Фея-Крёстная желает замуж | страница 107



Я проваливаюсь во тьму…

* * *

— … Айсель, Айсель!

Нежный голосок зовёт, тянет к свету из тёмной бездны.

Привстаю, закашливаюсь, горло нещадно болит. Но стоит двинуться, как спину пронзает болью…

С трудом открываю глаза…

Вместо белоснежных стен медотсека — серый камень пещеры.

Я лежу на каком-то куске меха, рядом, на коленях, зарёванная и растрепанная, заплаканная Ляна.

Ощупываю себя. Мои крылья! Будто их кто-то пожевал!

Не сразу всплывает в памяти последнее моё свидание с кудесником. Но когда вспоминаю, охватывает ужас: что с ним стало? Или, действительно, что-то стало со мной?

— Ляна, я — тёмная?

Она кивает и хлюпает носом.

— Но ты болеешь, просто болеешь. Я знаю. Бабушка всегда говорила: когда кто-то болеет, у него вылезает шерсть и хвост уже не пушист.

Грустно хмыкаю:

— Я фея, я не могу болеть.

Ляна разводит руками.

— Хорошо бы, потому что я не умею лечить больных фей.
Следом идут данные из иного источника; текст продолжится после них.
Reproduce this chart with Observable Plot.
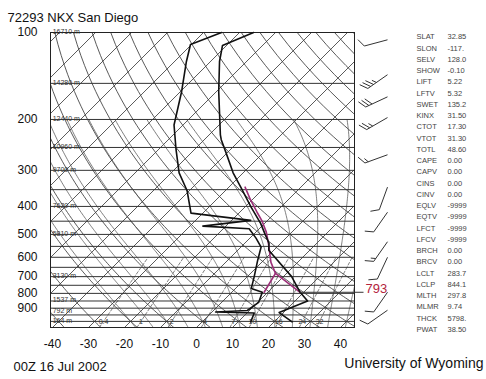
<!DOCTYPE html>
<html>
<head>
<meta charset="utf-8">
<script src="https://cdn.jsdelivr.net/npm/d3@7"></script>
<script src="https://cdn.jsdelivr.net/npm/@observablehq/plot@0.6"></script>
<style>
  html, body { margin: 0; padding: 0; background: #fff; }
  #chart svg { display: block; }
</style>
</head>
<body>
<div id="chart"></div>
<script>
// ---------------- Sounding data ----------------
const tempP = [1004, 932, 850, 793, 700, 567, 536, 500, 458, 402, 343, 306, 261, 235, 226, 160, 126, 111, 100];
const tempT = [25.0, 18.8, 23.5, 19.0, 12.3, -1.4, -3.3, -6.8, -11.1, -18.3, -26.7, -32.8, -40.3, -45.3, -46.9, -59.4, -67.5, -71.1, -66.1];

const dewP = [1004, 935, 928, 917, 860, 793, 770, 700, 614, 553, 515, 478, 468, 447, 422, 353, 306, 255, 209, 160, 126, 110, 100];
const dewT = [13.5, 12.0, 1.0, 9.4, 10.3, 8.5, 4.4, 1.9, -1.7, -4.4, -8.3, -12.8, -26.4, -14.7, -33.3, -40.6, -47.8, -55.0, -62.5, -69.7, -76.7, -80.3, -75.0];

// parcel path (lifted from 793 hPa)
const parcelDryP = [793, 682];
const parcelDryT = [19.0, 6.9];
const parcelMixP = [793, 682];
const parcelMixT = [9.0, 6.9];
const parcelMoistP = [682, 625, 545, 491, 450, 419, 380, 343];
const parcelMoistT = [6.9, 2.6, -2.8, -7.1, -11.3, -15.2, -20.4, -25.5];
const parcelLevel = 793;

// winds
const windP   = [106, 140, 167, 197, 265, 343, 419, 530, 600, 793, 915];
const windDir = [255, 235, 245, 240, 250, 200, 215, 215, 205, 215, 235];
const windKt  = [10, 35, 30, 25, 15, 10, 10, 15, 10, 10, 10];

// isobar height labels
const heightP = [100, 150, 200, 250, 300, 400, 500, 700, 850, 925, 1000];
const heightLabel = ["16710 m", "14280 m", "12440 m", "10960 m", "9700 m", "7620 m", "5810 m", "3130 m", "1537 m", "792 m", "164 m"];

// background grid definitions
const isobarP = d3.range(100, 1051, 50);
const isothermT = d3.range(-120, 41, 10);
const dryTheta = d3.range(-40, 191, 10);
const moistT1000 = [-20, -15, -10, -5, 0, 5, 10, 15, 20, 25, 30, 35, 40];
const mixRatio = [0.4, 1, 2, 4, 7, 10, 16, 24, 32];
const mixLabel = ["0.4", "1", "2", "4", "7", "10", "16", "24", "32"];

// axis ticks
const pTicks = [100, 200, 300, 400, 500, 600, 700, 800, 900];
const tTicks = [-40, -30, -20, -10, 0, 10, 20, 30, 40];

// station indices
const idxNames = ["SLAT","SLON","SELV","SHOW","LIFT","LFTV","SWET","KINX","CTOT","VTOT","TOTL","CAPE","CAPV","CINS","CINV","EQLV","EQTV","LFCT","LFCV","BRCH","BRCV","LCLT","LCLP","MLTH","MLMR","THCK","PWAT"];
const idxValues = ["32.85","-117.","128.0","-0.10","5.22","5.32","135.2","31.50","17.30","31.30","48.60","0.00","0.00","0.00","0.00","-9999","-9999","-9999","-9999","0.00","0.00","283.7","844.1","297.8","9.74","5798.","38.50"];

const titleText = "72293 NKX San Diego";
const dateText = "00Z 16 Jul 2002";
const sourceText = "University of Wyoming";

// ---------------- geometry ----------------
const W = 486, H = 379, mL = 50, mR = 132, mT = 32, mB = 52;
const xMin = -40.56, xMax = 43.89, pBot = 1050, pTop = 100;
const pxPerC = (W - mL - mR) / (xMax - xMin);
const pxPerLn = (H - mT - mB) / Math.log(pBot / pTop);
const K = pxPerLn / pxPerC;          // 45 degree skew
const sx = (T, p) => T + K * Math.log(pBot / p);
const toData = (X0, p0, dxPx, dyPx) => ({x: X0 + dxPx / pxPerC, p: p0 * Math.exp(dyPx / pxPerLn)});

// ---------------- grid lines ----------------
const isotherms = isothermT.flatMap(T => [pBot, pTop].map(p => ({id: T, T, p})));
const dryAd = dryTheta.flatMap(th => d3.range(pBot, pTop - 1, -10).map(p => ({id: th, p, T: (th + 273.15) * Math.pow(p / 1000, 0.2857) - 273.15})));

function dTdp(T, p) {
  const Tc = T - 273.15;
  const es = 6.112 * Math.exp(17.67 * Tc / (Tc + 243.5));
  const rs = 0.622 * es / (p - es);
  const Lv = 2.501e6, Rd = 287.04, Cp = 1005.7;
  return (Rd * T + Lv * rs) / (Cp + Lv * Lv * rs * 0.622 / (Rd * T * T)) / p;
}
const moistAd = moistT1000.flatMap(t0 => {
  const pts = [];
  let T = t0 + 273.15;
  let Td = T, down = [];
  for (let p = 1000; p <= 1050; p += 5) { down.push({id: t0, p, T: Td - 273.15}); Td += dTdp(Td, p) * 5; }
  down.reverse().forEach(d => pts.push(d));
  for (let p = 995; p >= 200; p -= 5) { T += dTdp(T, p + 5) * (-5); pts.push({id: t0, p, T: T - 273.15}); }
  return pts;
});

const dewFromMix = (w, p) => { const e = w * p / (622 + w); const l = Math.log(e / 6.112); return 243.5 * l / (17.67 - l); };
const mixLines = mixRatio.flatMap(w => d3.range(pBot, 599, -25).map(p => ({id: w, p, T: dewFromMix(w, p)})));
const mixLabels = mixRatio.map((w, i) => ({p: 1000, T: dewFromMix(w, 1000), label: mixLabel[i]}));

// ---------------- profiles ----------------
const temp = tempP.map((p, i) => ({p, T: tempT[i]}));
const dew = dewP.map((p, i) => ({p, T: dewT[i]}));
const parcel = [
  ...parcelDryP.map((p, i) => ({id: "dry", p, T: parcelDryT[i]})),
  ...parcelMixP.map((p, i) => ({id: "mix", p, T: parcelMixT[i]})),
  ...parcelMoistP.map((p, i) => ({id: "moist", p, T: parcelMoistT[i]}))
];
const heights = heightP.map((p, i) => ({p, label: heightLabel[i]}));

// ---------------- wind barbs ----------------
const stationX = xMin + (387 - mL) / pxPerC;
const barbs = [];
windP.forEach((p, i) => {
  const d = windDir[i] * Math.PI / 180, L = 24;
  const ux = Math.sin(d), uy = -Math.cos(d);
  const a = toData(stationX, p, 0, 0), b = toData(stationX, p, ux * L, uy * L);
  barbs.push({x1: a.x, p1: a.p, x2: b.x, p2: b.p});
  const c = Math.cos(Math.PI / 3), s = Math.sin(Math.PI / 3);
  const fx = ux * c - uy * s, fy = ux * s + uy * c;
  let spd = windKt[i], pos = L;
  while (spd >= 10) {
    const s0 = toData(stationX, p, ux * pos, uy * pos), s1 = toData(stationX, p, ux * pos + fx * 9, uy * pos + fy * 9);
    barbs.push({x1: s0.x, p1: s0.p, x2: s1.x, p2: s1.p});
    pos -= 3.5; spd -= 10;
  }
  if (spd >= 5) {
    if (pos === L) pos -= 3.5;
    const s0 = toData(stationX, p, ux * pos, uy * pos), s1 = toData(stationX, p, ux * pos + fx * 5, uy * pos + fy * 5);
    barbs.push({x1: s0.x, p1: s0.p, x2: s1.x, p2: s1.p});
  }
});

const tAt793 = tempT[tempP.indexOf(parcelLevel)];
const levelLine = [{x1: sx(tAt793, parcelLevel), x2: xMin + (363 - mL) / pxPerC, p: parcelLevel}];
const levelText = [{x: xMin + (365 - mL) / pxPerC, p: parcelLevel, label: String(parcelLevel)}];

const FONT = "'Liberation Sans', Arial, Helvetica, sans-serif";
const gridStroke = "#3c3c3c";

const chart = Plot.plot({
  width: W, height: H,
  marginLeft: mL, marginRight: mR, marginTop: mT, marginBottom: mB,
  style: {fontFamily: FONT, fontSize: "12px", color: "#111", background: "#fff"},
  x: {domain: [xMin, xMax], ticks: tTicks, tickSize: 0, tickPadding: 12, tickFormat: d => String(d), label: null},
  y: {type: "log", domain: [pBot, pTop], ticks: pTicks, tickSize: 0, tickPadding: 13, tickFormat: d => String(d), label: null},
  marks: [
    Plot.line(isotherms, {x: d => sx(d.T, d.p), y: "p", z: "id", stroke: gridStroke, strokeWidth: 0.85, clip: true}),
    Plot.line(dryAd, {x: d => sx(d.T, d.p), y: "p", z: "id", stroke: gridStroke, strokeWidth: 0.85, clip: true}),
    Plot.line(moistAd, {x: d => sx(d.T, d.p), y: "p", z: "id", stroke: "#555", strokeWidth: 0.75, clip: true}),
    Plot.line(mixLines, {x: d => sx(d.T, d.p), y: "p", z: "id", stroke: "#555", strokeWidth: 0.75, strokeDasharray: "3,2", clip: true}),
    Plot.ruleY(isobarP, {stroke: "#333", strokeWidth: 1}),
    Plot.frame({stroke: "#222", strokeWidth: 1}),
    Plot.text(heights, {x: xMin + 0.6, y: "p", text: "label", textAnchor: "start", fontSize: 7, fill: "#333", dy: -1}),
    Plot.text(mixLabels, {x: d => sx(d.T, d.p), y: "p", text: "label", fontSize: 7, fill: "#333"}),
    Plot.line(parcel, {x: d => sx(d.T, d.p), y: "p", z: "id", stroke: "#9c2f78", strokeWidth: 1.6}),
    Plot.line(temp, {x: d => sx(d.T, d.p), y: "p", stroke: "#111", strokeWidth: 1.6}),
    Plot.line(dew, {x: d => sx(d.T, d.p), y: "p", stroke: "#111", strokeWidth: 1.6}),
    Plot.link(levelLine, {x1: "x1", x2: "x2", y1: "p", y2: "p", stroke: "#333", strokeWidth: 1}),
    Plot.text(levelText, {x: "x", y: "p", text: "label", textAnchor: "start", fontSize: 13, fill: "#b3243c", dy: -3}),
    Plot.link(barbs, {x1: "x1", y1: "p1", x2: "x2", y2: "p2", stroke: "#333", strokeWidth: 1}),
    Plot.text([idxNames.join("\n")], {frameAnchor: "top-right", dx: 62, dy: -1, textAnchor: "start", lineAnchor: "top", lineHeight: 1.5, fontSize: 7.5, fill: "#444"}),
    Plot.text([idxValues.join("\n")], {frameAnchor: "top-right", dx: 93, dy: -1, textAnchor: "start", lineAnchor: "top", lineHeight: 1.5, fontSize: 7.5, fill: "#444"}),
    Plot.text([titleText], {frameAnchor: "top-left", dx: -43, dy: -11, textAnchor: "start", lineAnchor: "bottom", fontSize: 13, fill: "#111"}),
    Plot.text([dateText], {frameAnchor: "bottom-left", dx: -37, dy: 43, textAnchor: "start", lineAnchor: "bottom", fontSize: 13, fill: "#111"}),
    Plot.text([sourceText], {frameAnchor: "bottom-right", dx: 129, dy: 40, textAnchor: "end", lineAnchor: "bottom", fontSize: 14, fill: "#111"})
  ]
});
document.getElementById("chart").appendChild(chart);
</script>
</body>
</html>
Откидываюсь на своё импровизированное ложе и грустно смотрю в поросший сталактитами потолок.

Хочется, чтобы один оторвался и навеки пригвоздил меня к этой шкуре. Потому что вся она сейчас усыпана золотистой пыльцой с моих крыльев. А значит, мне больше не взлететь… Да и вообще такая болезнь — потеря пыльцы — для фей смертельна…

Глава 24, в которой я искала…

Ляна берёт с каменного столика какой-то отвар и кладёт мне на лоб компресс.

Добрая, заботливая девочка.

Вымучиваю улыбку. Хоть это-то она заслужила.

— Как я здесь очутилась? — хриплю. Горло саднит, и голос ещё не слушается. Слова дерут по нёбу мелкой галькой.

— Тебя принесли светлячки, — говорит она и отжимает тряпку, которой протирала мне лоб. Я замечаю, что глаза её блестят, и она их усиленно прячет.

— Что-то случилось? — произношу, а сердце сжимает ноющая боль.

Она часто моргает и машет рукой в сторону входа в пещеру.

— Они там. Как тебя принесли, так и упали. Все.

Тяну шкуру, что служит мне одеялом до самого носа, и закусываю губу. Ненавижу собственное бессилие и эти слёзы.

Мои маленькие фонарщики.

Крохотные сияющие души.

Вы так старались для меня, а я не могу вас даже отблагодарить. Без волшебной палочки и пыльцы на крыльях — я никто. Да ещё и чёрная, к тому же.

И, наверное, чтобы разогнать мглу отчаяния, в которую меня медленно затягивало, из-под одеяла мигает мне огонёк.

Опускаю руку, нашариваю.

Надо же — мой флакончик с радужной слезой.

— Ты держала это в руке, крепко-крепко, когда тебя принесли светлячки. Как я бы держала орех, попадись он мне, — говорит Ляна.

Я улыбаюсь: значит, не всё так плохо, и Фортуна ещё дружит со мной.